» What is being asked
Copy every line of the data that contains the string "pixels".

Figure scripts:
■ ■ ■ ■

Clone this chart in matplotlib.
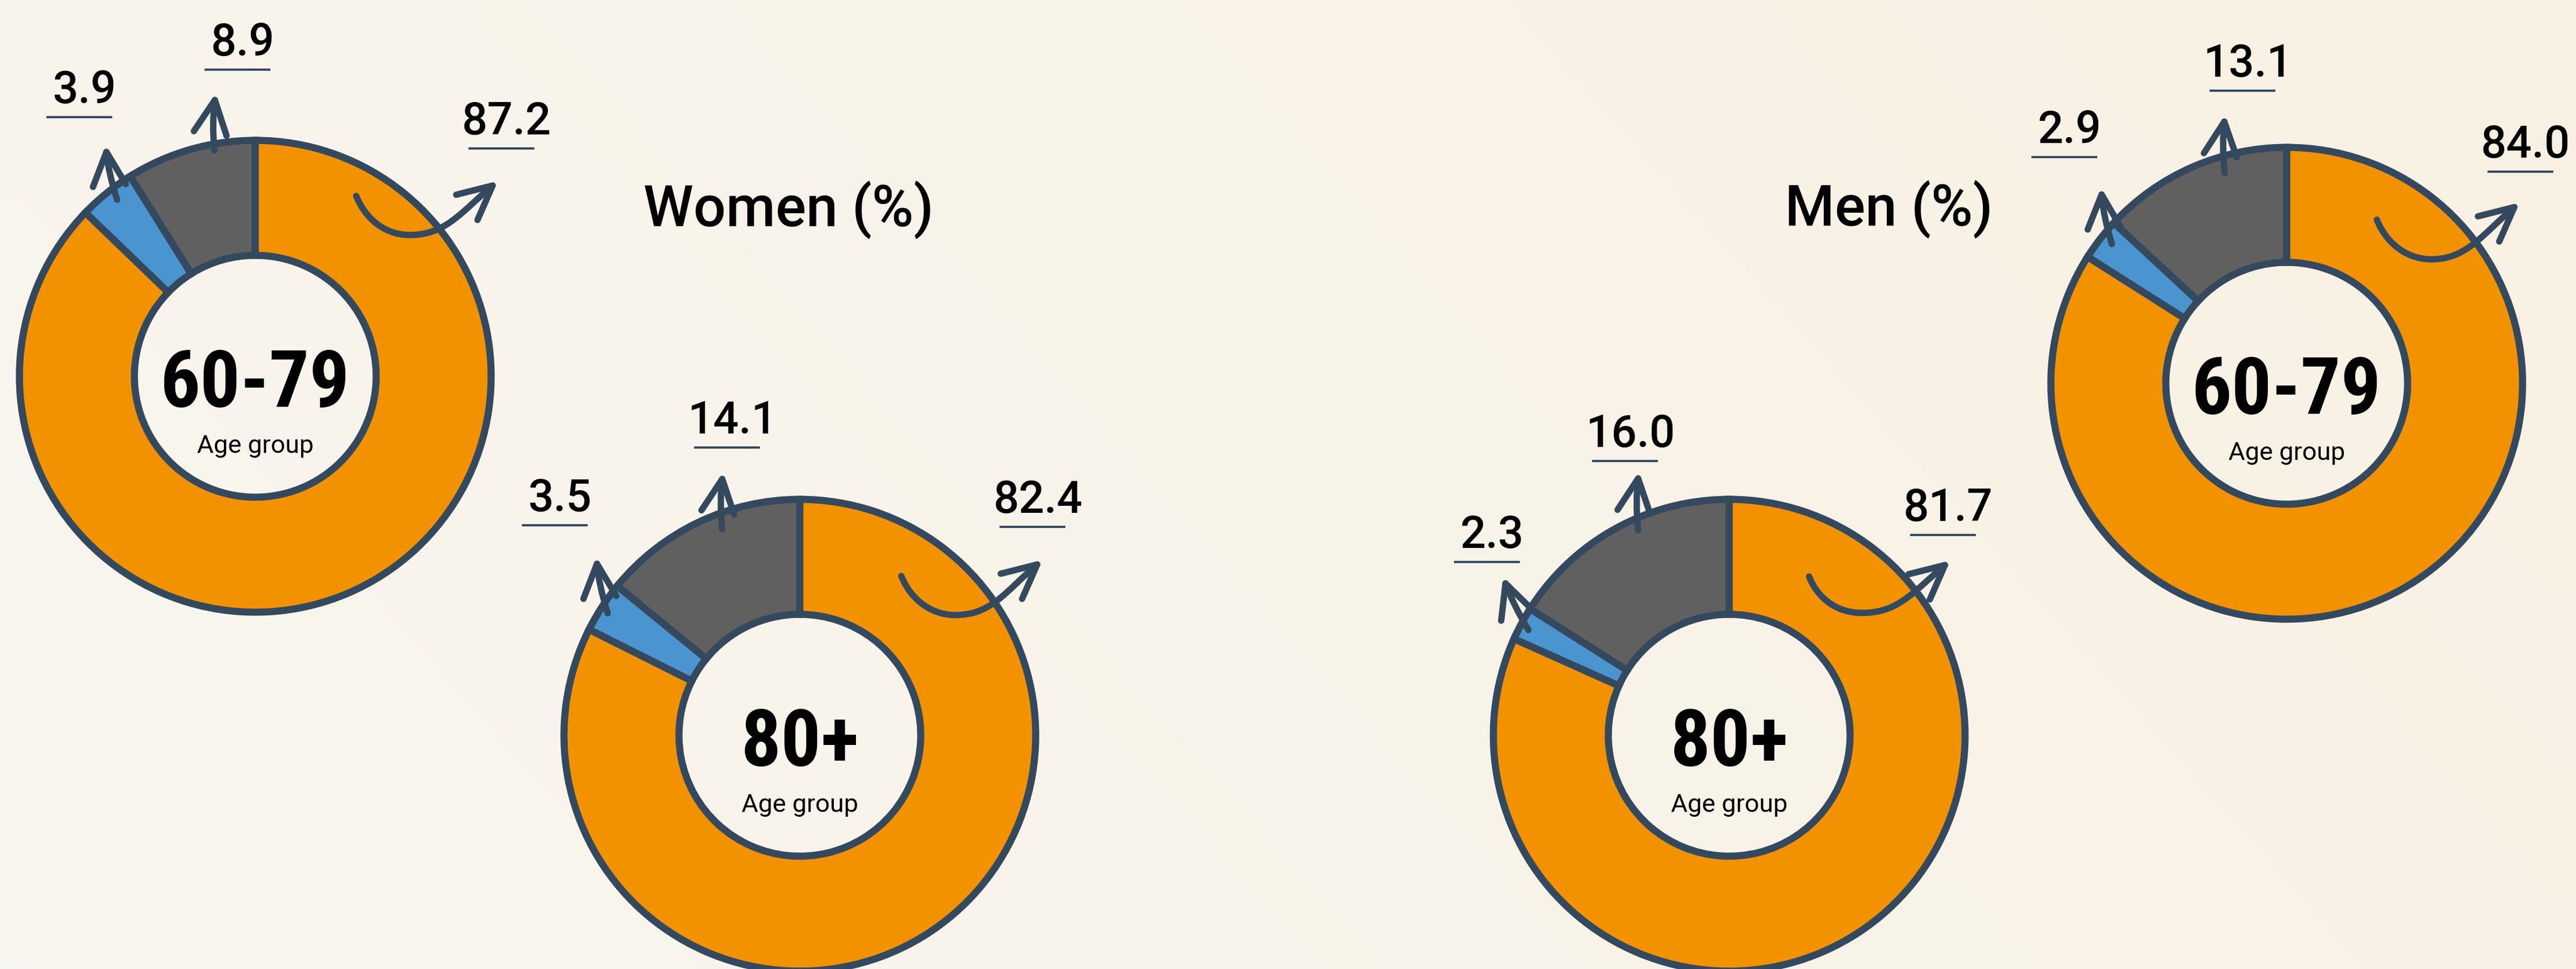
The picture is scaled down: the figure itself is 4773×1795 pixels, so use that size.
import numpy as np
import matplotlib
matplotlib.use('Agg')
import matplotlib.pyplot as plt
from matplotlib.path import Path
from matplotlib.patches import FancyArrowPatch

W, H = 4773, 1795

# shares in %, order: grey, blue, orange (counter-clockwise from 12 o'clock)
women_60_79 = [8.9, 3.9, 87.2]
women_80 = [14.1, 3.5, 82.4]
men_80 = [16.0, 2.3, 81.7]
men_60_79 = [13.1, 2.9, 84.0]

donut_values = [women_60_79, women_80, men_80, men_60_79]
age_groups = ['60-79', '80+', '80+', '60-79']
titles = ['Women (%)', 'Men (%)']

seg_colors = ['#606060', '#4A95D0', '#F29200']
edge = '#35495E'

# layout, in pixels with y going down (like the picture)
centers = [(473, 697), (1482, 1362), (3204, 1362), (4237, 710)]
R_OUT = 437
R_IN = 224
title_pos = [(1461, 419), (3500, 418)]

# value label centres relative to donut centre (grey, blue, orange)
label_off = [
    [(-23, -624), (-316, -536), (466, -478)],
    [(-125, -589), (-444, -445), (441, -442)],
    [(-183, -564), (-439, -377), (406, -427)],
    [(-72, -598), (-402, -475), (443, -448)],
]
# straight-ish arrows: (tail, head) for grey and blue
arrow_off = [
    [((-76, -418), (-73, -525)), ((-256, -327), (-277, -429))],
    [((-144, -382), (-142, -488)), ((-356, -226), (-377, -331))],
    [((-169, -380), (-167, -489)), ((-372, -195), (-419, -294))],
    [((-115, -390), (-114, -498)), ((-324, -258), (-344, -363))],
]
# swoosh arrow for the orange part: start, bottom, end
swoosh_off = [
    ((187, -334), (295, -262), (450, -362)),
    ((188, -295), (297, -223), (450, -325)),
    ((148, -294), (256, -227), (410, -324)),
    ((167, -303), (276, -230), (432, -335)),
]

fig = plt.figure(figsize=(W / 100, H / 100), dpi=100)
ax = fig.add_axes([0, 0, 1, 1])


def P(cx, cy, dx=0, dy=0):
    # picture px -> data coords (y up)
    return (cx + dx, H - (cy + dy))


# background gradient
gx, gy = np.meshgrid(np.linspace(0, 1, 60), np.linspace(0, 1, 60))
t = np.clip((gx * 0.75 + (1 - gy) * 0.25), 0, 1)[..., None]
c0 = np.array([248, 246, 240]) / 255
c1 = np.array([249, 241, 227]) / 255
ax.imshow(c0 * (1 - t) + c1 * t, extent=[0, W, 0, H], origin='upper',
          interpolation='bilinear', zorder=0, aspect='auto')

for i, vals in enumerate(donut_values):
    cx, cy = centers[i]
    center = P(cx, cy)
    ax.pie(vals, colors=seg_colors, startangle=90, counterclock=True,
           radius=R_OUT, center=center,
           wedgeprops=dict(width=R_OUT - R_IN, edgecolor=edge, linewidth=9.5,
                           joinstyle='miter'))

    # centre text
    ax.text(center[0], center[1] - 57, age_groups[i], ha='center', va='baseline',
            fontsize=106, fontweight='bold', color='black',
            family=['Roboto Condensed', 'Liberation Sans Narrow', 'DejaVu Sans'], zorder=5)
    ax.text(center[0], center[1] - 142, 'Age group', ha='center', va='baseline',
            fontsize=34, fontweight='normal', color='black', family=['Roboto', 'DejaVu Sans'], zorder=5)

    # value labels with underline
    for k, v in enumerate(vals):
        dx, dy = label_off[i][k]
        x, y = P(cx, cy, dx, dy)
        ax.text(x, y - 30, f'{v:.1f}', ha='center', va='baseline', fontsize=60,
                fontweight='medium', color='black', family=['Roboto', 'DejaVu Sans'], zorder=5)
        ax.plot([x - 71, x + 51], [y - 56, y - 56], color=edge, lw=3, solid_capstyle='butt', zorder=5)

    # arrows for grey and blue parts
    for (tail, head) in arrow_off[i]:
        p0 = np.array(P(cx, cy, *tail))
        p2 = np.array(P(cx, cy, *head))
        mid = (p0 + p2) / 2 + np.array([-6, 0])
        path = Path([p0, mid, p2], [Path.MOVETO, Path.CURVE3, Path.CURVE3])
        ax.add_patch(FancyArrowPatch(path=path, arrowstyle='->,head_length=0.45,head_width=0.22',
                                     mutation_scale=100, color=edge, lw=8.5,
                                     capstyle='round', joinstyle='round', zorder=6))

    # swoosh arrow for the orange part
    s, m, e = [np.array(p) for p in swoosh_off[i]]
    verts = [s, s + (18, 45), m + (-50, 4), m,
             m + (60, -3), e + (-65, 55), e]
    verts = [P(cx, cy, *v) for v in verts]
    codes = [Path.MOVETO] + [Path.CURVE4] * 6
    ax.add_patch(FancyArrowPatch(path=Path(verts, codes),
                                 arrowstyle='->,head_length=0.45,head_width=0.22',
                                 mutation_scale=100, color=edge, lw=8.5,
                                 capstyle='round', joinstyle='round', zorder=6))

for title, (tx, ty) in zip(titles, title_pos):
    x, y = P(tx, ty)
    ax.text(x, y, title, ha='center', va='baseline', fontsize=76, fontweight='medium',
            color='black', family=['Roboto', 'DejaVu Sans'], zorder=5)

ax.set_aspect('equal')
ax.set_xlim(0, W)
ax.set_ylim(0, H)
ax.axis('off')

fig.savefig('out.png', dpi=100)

■ ■ ■ ■

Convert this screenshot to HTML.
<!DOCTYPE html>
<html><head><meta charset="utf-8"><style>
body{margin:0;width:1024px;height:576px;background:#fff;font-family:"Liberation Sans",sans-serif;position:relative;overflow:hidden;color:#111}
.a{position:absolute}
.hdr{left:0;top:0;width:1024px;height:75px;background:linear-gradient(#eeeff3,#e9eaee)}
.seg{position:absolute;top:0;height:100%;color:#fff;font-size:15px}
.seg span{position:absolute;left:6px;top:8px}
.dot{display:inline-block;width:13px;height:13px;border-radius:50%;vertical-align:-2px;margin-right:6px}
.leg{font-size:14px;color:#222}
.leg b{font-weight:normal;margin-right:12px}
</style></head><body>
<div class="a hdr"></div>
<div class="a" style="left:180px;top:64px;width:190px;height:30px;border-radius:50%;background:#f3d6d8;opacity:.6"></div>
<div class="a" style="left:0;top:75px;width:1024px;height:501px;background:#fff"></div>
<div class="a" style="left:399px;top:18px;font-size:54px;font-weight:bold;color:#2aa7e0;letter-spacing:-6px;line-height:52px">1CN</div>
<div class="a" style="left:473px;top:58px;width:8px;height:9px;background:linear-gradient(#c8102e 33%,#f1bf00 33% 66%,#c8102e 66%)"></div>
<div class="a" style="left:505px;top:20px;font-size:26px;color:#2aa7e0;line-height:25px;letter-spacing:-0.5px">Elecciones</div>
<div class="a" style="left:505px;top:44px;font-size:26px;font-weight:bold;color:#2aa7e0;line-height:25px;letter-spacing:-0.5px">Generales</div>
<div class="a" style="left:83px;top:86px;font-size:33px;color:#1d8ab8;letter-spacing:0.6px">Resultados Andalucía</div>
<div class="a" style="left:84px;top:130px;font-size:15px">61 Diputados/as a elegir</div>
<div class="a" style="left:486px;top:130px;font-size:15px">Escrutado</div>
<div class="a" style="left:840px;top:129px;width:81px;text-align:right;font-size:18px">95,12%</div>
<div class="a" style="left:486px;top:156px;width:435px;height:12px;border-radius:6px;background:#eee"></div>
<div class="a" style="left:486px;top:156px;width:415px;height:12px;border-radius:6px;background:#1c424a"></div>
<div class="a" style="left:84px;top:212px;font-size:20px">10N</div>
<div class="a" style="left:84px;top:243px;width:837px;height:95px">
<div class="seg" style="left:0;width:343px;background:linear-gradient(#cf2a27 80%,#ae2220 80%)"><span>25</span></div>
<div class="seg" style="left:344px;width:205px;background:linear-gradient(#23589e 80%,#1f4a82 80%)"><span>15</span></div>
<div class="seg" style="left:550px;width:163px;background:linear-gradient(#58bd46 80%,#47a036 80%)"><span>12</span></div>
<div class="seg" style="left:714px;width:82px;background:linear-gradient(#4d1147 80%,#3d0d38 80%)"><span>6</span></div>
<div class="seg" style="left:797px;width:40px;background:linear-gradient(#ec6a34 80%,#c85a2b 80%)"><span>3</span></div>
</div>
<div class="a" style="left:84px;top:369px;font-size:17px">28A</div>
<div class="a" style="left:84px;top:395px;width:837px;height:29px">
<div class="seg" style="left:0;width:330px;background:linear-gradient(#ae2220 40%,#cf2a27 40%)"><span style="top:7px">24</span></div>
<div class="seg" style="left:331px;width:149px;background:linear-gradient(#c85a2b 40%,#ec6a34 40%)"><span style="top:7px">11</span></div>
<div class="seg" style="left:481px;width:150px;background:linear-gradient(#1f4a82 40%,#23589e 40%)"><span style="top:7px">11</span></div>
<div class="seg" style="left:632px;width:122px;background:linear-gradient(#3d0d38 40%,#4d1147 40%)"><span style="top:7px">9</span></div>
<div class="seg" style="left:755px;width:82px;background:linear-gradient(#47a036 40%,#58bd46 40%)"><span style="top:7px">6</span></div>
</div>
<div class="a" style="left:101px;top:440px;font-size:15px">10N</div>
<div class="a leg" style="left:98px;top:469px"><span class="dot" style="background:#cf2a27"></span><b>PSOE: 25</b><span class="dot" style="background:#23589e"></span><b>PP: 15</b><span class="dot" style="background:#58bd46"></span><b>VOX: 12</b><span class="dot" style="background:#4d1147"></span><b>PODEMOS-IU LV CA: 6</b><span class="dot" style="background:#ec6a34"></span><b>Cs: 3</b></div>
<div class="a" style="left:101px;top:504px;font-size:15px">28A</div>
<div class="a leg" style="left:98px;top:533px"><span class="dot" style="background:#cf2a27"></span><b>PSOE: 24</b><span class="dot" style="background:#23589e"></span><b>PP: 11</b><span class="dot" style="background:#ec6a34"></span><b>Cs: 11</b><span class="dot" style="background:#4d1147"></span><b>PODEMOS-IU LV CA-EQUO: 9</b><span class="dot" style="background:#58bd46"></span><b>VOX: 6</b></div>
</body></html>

■ ■ ■ ■

» Output for this task
The picture is scaled down: the figure itself is 4773×1795 pixels, so use that size.
# layout, in pixels with y going down (like the picture)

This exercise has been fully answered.